Everyone is Talking About Hydrogen – So What Is It?
Thu, February 17, 2022
There has been a lot of discussion on hydrogen this past year, and while many individuals know it is a critical component of H2O, you may not know how it is becoming part of our energy portfolio in Texas and beyond.
As the lightest and most common element in the universe, hydrogen is everywhere in our daily lives, bonded together with other elements to form compounds such as water (H2O) and methane (CH4). Using these compounds, companies have developed processes to separate the hydrogen from other elements, harnessing the pure hydrogen as an energy carrier to transport and store energy for future use. In that way, hydrogen molecules behave and could be used similarly to natural gas.
Companies today are using a few processes to produce hydrogen, including steam methane reforming and electrolysis. While these processes may at first seem complicated, they only have a few key steps. And the tools necessary to produce hydrogen – natural gas and renewables – are found in abundance in the Lone Star State, making hydrogen a potentially big player in the state’s energy future.
Once hydrogen has been produced, its storage, transportation, and use are very similar to natural gas, allowing consumers across Texas to integrate it into their daily lives as a zero-emission fuel. In fact, when hydrogen is used in a fuel cell to propel a truck or to run a generator powering homes or businesses, the only byproduct is water. The diagram below outlines the two main types and processes of low-carbon hydrogen production.

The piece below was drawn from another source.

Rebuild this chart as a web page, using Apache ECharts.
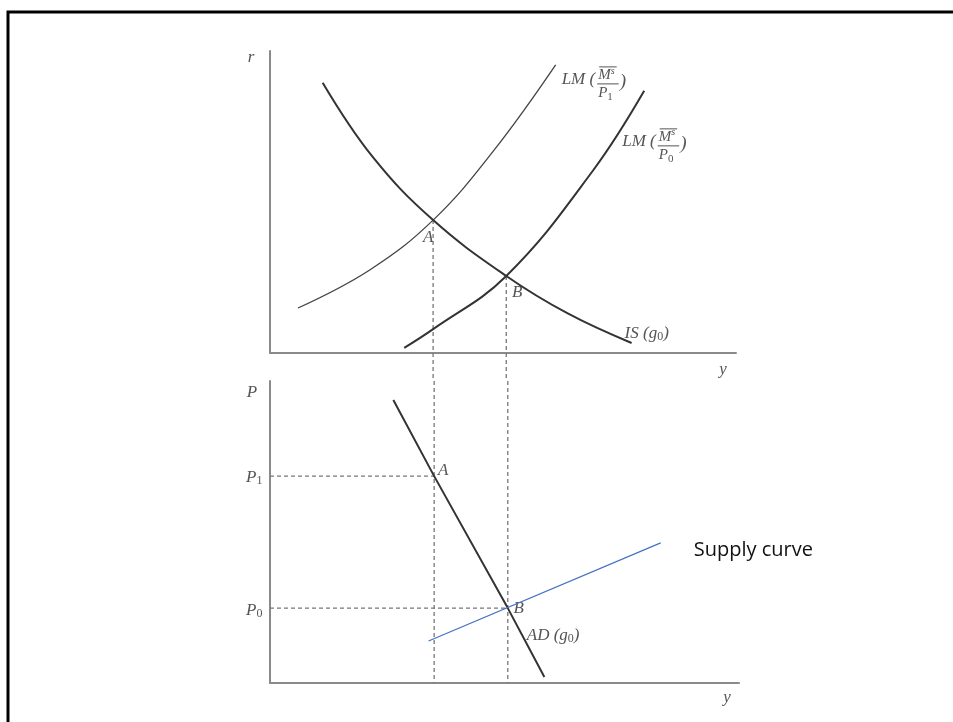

Green hydrogen uses renewable energy to power an electrolyzer which uses electricity to separate water into hydrogen and oxygen. While green hydrogen is a renewable way to produce hydrogen, it only makes up a few percent of hydrogen production today and is currently the most expensive production method.
Blue Hydrogen uses methane or natural gas in a process known as steam methane reforming to separate the natural gas into hydrogen and carbon monoxide, which is converted to carbon dioxide. The carbon dioxide emissions are then captured using carbon capture, and storage (CCS). When CCS is used, this process has very low emissions. This production method takes advantage of Texas’ abundant supply of natural gas and produces a low-carbon energy source capable of decarbonizing hard-to-abate sectors like long-haul trucking or steel production.
Once the hydrogen has been produced, it is either stored on-site for future use or transported by pipeline, boat, or truck to its destination. Like natural gas, hydrogen can be transported and stored either as a gas or as a liquid at -423.4 degrees Fahrenheit. Hydrogen’s similarities to natural gas make it very familiar for the oil and natural gas industry to work with and handle.
In fact, companies, cities, and countries around the world, including in Texas, have started testing hydrogen in our pipeline infrastructure. Currently, the U.S. Department of Energy is testing hydrogen’s ability to be blended with natural gas into our systems around 10-15 percent. Due to differences in the molecules, pipelines that carry 100 percent clean hydrogen may require new infrastructure.
Hydrogen in our Lives
Hydrogen is a truly versatile energy carrier that can be integrated into many parts of our day-to-day lives. It can be used to cook like natural gas, power your truck down the highway, used in your backup generator, and power the industries that make Texas great.
Hydrogen has a key role to play in reducing industrial emissions. By leveraging clean hydrogen, chemical plants, concrete producers, and steelmakers will have a zero-emission fuel source with the energy density necessary to create the high heat that is required for those various industrial processes.
These industries, which cannot easily use electricity to reduce their emissions, are called hard-to-abate (or hard-to-electrify) sectors and would benefit significantly from the use of hydrogen derived from natural gas. They can continue to produce their critical goods to build highways, homes, and cars without making significant compromises that would decrease their productivity. Additionally, they can reduce emissions in heavily industrialized areas, improving the health of the community and attracting even more investment to the area. In fact, companies are developing hydrogen hubs, centralized groups of industry and hydrogen infrastructure, to decarbonize large areas. One of these low-carbon hubs is developing near Houston, along the Texas Gulf Coast.
The Future of Hydrogen
While some may view hydrogen as a relative newcomer to the energy world, it is quickly rising up the ranks as a key technology to leverage existing resources, grow the economy, and reduce emissions. Not only can it be produced by multiple energy sources, but hydrogen is also a truly flexible energy carrier that can power everything from your truck to the 600-worker factory down the road. Hydrogen will continue to grow in the oil and natural gas industry, providing a low-emission fuel for years to come, combining the benefits of natural gas and renewables.